La economía lleva buen tiempo en
graves problemas, pero las cosas dieron un salto cualitativo para peor en 2012,
cuando la pérdida de reservas llevó al Banco Central a una escasez aguda de
dólares: sólo
quedaban divisas para cubrir tres semanas de importaciones. Se produjo entonces
una devaluación y el gobierno restringió la entrega de divisas a los
importadores privados. El dólar del mercado negro se disparó; la escasez de las
cosas más básicas se volvió noticia -y, hay que decirlo con pena, hazmerreír-
mundial. Las cosas siguieron color de hormiga desde entonces, al punto que la
Cámara de la Industria de Alimentos denunció hace poco que por culpa del
gobierno, que no le suelta 2.400 millones de dólares para importar, está en
peligro la producción de comida. El caso de Polar, principal grupo empresarial
del rubro de la alimentación, al que el organismo que asigna las divisas debe
casi 500 millones, es el más conocido pero no el único. A los alimentos se
suma, como explicaba hace unos días en un detallado análisis el economista
Leonardo Vera, el de los equipos médicos y los medicamentos más básicos,
también escasos por la falta de dólares oficiales para pagar a los proveedores.
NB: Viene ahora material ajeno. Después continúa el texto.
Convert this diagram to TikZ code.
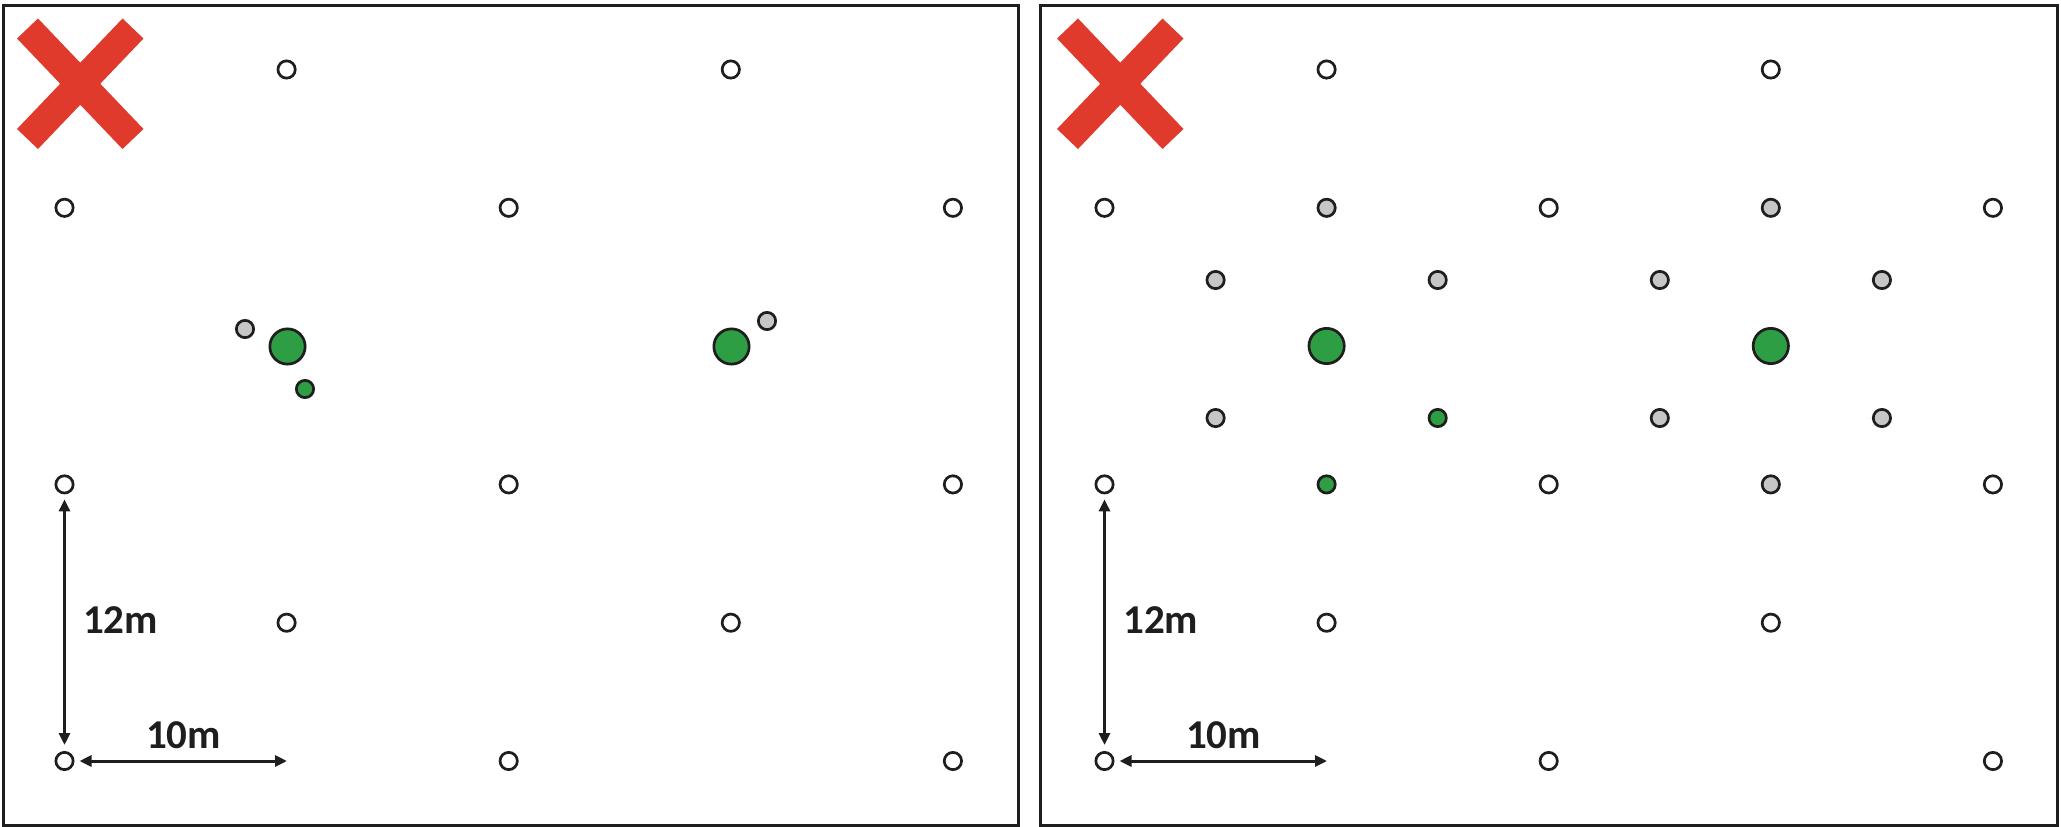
\documentclass[tikz,border=0pt]{standalone}
\usepackage{fontspec}
\setmainfont{Carlito}
\usetikzlibrary{arrows.meta,positioning}
\definecolor{crossred}{HTML}{E03A2C}
\definecolor{treegreen}{HTML}{2E9E45}
\definecolor{stemgray}{HTML}{C6C6C6}
\definecolor{inkdark}{HTML}{1E1E1E}

\begin{document}
\begin{tikzpicture}[x=1pt, y=-1pt,
  frame/.style={draw=inkdark, line width=3pt},
  hole/.style={circle, draw=inkdark, fill=white, line width=2.7pt, inner sep=0pt, minimum size=17.3pt},
  stem/.style={hole, fill=stemgray},
  sapling/.style={hole, fill=treegreen},
  bigtree/.style={hole, fill=treegreen, minimum size=35.3pt},
  dim/.style={{Triangle[length=12pt,width=11pt]}-{Triangle[length=12pt,width=11pt]}, draw=inkdark, line width=3pt},
  dimlabel/.style={font=\fontsize{41}{45}\selectfont\bfseries, text=inkdark, inner sep=0pt},
  nogo/.style={draw=crossred, line width=29pt}]
\useasboundingbox (0,0) rectangle (2061,827);
% two panels
\draw[frame] (3,5) rectangle (1018,825);
\draw[frame] (1040,5) rectangle (2057,825);
\draw[nogo] (27.5,28.5) -- (133,139) (133,28.5) -- (27.5,139);
\draw[nogo] (1067.5,28.5) -- (1173,139) (1173,28.5) -- (1067.5,139);
% left panel: grid holes and the trees
\foreach \c/\r in {1/0,3/0,0/1,2/1,4/1,0/3,2/3,4/3,1/4,3/4,0/5,2/5,4/5}
  \node[hole] (l\c\r) at ({64.5+222.1*\c},{69.5+138.3*\r}) {};
\node[bigtree] (lt1) at (287.5,346.5) {};
\node[bigtree] (lt2) at (731.5,346.5) {};
\node[stem] (ls1) at (245,329) {};
\node[stem] (ls2) at (767,321) {};
\node[sapling] (lg1) at (305,389) {};
% left panel: spacing
\coordinate (lend) at (287,761);
\draw[dim, shorten <=5pt, shorten >=6pt] (l03) -- (l05);
\draw[dim, shorten <=5pt] (l05) -- (lend);
\node[dimlabel, anchor=west] (l12m) at (83,620) {12m};
\node[dimlabel] (l10m) at (183.5,735) {10m};
% right panel: grid holes, stems and the trees
\foreach \c/\r in {1/0,3/0,0/1,2/1,4/1,0/3,2/3,4/3,1/4,3/4,0/5,2/5,4/5}
  \node[hole] (r\c\r) at ({1104.5+222.1*\c},{69.5+138.3*\r}) {};
\foreach \c/\r in {1/1,3/1,3/3}
  \node[stem] (r\c\r) at ({1104.5+222.1*\c},{69.5+138.3*\r}) {};
\foreach \k in {0,...,3}
  \node[stem] (ru\k) at ({1215.6+444.2*\k/2},280) {};
\foreach \k in {0,2,3}
  \node[stem] (rd\k) at ({1215.6+444.2*\k/2},418) {};
\node[sapling] (rd1) at (1437.7,418) {};
\node[sapling] (r13) at (1326.6,484.4) {};
\node[bigtree] (rt1) at (1326.6,346) {};
\node[bigtree] (rt2) at (1770.8,346) {};
% right panel: spacing
\coordinate (rend) at (1327,761);
\draw[dim, shorten <=5pt, shorten >=6pt] (r03) -- (r05);
\draw[dim, shorten <=5pt] (r05) -- (rend);
\node[dimlabel, anchor=west] (r12m) at (1123,620) {12m};
\node[dimlabel] (r10m) at (1223.5,735) {10m};
\end{tikzpicture}
\end{document}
No hay industria que no esté afectada. Algunas, como la de la aviación, ya
colapsaron del todo. Otras, como la automotriz, han tenido una caída a niveles
cuartomundistas.
No hace falta ninguna imaginación o
malicia para entender por qué todo esto está traduciéndose en un descontento
popular bullente. Sólo en un año el gobierno ha tenido que hacer -medio a
escondidas- cuatro devaluaciones.
Las perspectivas económicas para
Venezuela a mediano plazo son, para colmo, muy negras por la situación del
petróleo. Como
se ha explicado en esta columna antes, el aumento de la producción de crudo por
parte de Estados Unidos -ha subido un tercio desde 2010 aproximadamente- ha
reducido las necesidades de importación de ese país, incluyendo la originada en
Venezuela. La producción va a seguir aumentando, a lo que hay que añadir que si
la extensión del famoso oldeoducto Keystone XL se termina aprobando y
ejecutando, algo que es muy probable, las refinerías estadounidenses verán sus
necesidades de crudo venezolano reducidos a una expresión mínima en comparación
con la que llegaron a tener en otro momento.
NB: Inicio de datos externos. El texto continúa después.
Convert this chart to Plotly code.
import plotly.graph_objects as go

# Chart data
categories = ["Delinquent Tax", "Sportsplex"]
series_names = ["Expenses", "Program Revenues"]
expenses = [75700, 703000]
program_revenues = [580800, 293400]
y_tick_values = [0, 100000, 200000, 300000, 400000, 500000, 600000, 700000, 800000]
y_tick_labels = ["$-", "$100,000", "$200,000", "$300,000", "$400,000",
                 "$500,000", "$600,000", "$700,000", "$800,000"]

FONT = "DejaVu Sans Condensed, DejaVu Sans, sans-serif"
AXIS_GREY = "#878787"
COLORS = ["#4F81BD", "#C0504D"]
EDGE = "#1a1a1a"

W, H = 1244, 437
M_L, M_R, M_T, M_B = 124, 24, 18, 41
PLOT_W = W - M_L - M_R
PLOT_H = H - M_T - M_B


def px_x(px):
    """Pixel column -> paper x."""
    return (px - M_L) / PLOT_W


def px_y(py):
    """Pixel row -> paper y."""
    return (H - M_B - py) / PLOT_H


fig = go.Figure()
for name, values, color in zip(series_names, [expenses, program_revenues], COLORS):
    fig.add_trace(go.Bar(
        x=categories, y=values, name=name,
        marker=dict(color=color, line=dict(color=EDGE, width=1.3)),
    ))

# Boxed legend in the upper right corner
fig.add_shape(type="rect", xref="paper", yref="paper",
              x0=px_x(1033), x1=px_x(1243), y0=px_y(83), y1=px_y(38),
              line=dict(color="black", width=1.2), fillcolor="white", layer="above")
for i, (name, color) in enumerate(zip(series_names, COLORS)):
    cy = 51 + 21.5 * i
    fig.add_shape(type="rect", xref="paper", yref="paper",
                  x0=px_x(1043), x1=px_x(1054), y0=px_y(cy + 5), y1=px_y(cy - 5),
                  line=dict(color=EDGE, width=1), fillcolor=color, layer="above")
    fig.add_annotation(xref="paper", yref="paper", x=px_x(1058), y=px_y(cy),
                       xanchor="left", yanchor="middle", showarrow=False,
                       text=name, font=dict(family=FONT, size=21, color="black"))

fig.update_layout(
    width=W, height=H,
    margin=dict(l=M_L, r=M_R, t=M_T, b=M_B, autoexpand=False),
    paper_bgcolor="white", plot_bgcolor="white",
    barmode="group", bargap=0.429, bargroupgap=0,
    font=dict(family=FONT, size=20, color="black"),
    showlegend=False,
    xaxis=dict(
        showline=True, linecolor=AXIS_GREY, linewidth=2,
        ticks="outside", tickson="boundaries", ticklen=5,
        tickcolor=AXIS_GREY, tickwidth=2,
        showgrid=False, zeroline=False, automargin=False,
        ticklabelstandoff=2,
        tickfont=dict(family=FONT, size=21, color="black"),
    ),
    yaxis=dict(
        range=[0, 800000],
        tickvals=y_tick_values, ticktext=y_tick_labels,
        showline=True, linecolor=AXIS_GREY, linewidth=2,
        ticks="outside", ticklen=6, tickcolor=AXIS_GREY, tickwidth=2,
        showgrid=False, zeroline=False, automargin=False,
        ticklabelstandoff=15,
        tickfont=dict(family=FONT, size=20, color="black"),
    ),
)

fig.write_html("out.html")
Una economía que depende por completo
de un petróleo cuyo mercado está encogiéndose augura graves problemas. Esto,
Maduro y compañía lo saben bien. Su instinto de poder le dice que el
empeoramiento inevitable de la situación económica abonará en favor de quienes,
en la oposición venezolana, le ponen hoy a Henrique Capriles, el líder que la
representó en los comicios presidenciales de octubre de 2012 y abril de 2013,
una presión creciente para adoptar la táctica de la protesta callejera como
parte de la estrategia democrática.
Esto mismo ha abierto, por cierto, un
importante debate al interior de la oposición, parecido al que se ha dado bajo
otros regímenes de fuerza. Capriles se resiste a salir a las calles,
argumentando que ello conduce a la violencia y que ya el golpe fallido de 2002
demostró lo inútil de la táctica agresiva. Los críticos le responden que
ninguna dictadura se cayó sin presión popular y que la violencia se origina en
el gobierno, como parte de un chantaje que busca paralizar a quienes pretenden
hacer uso del derecho a manifestarse.
No está claro cómo acabará ese debate
ni es difícil prever que el gobierno de Maduro intentará sembrar toda la cizaña
posible al interior de la Mesa de la Unidad Democrática. Pero con un
calendario electoral que no prevé comicios legislativos hasta finales de 2015 y
presidenciales hasta 2019, no sería de extrañar que sean las circunstancias las
que decidan y no los líderes. Otra cosa es que, forzados por ellas, se
afiancen los liderazgos existentes o sean reemplazados por otros más adecuados
al escenario apocalíptico de la realidad.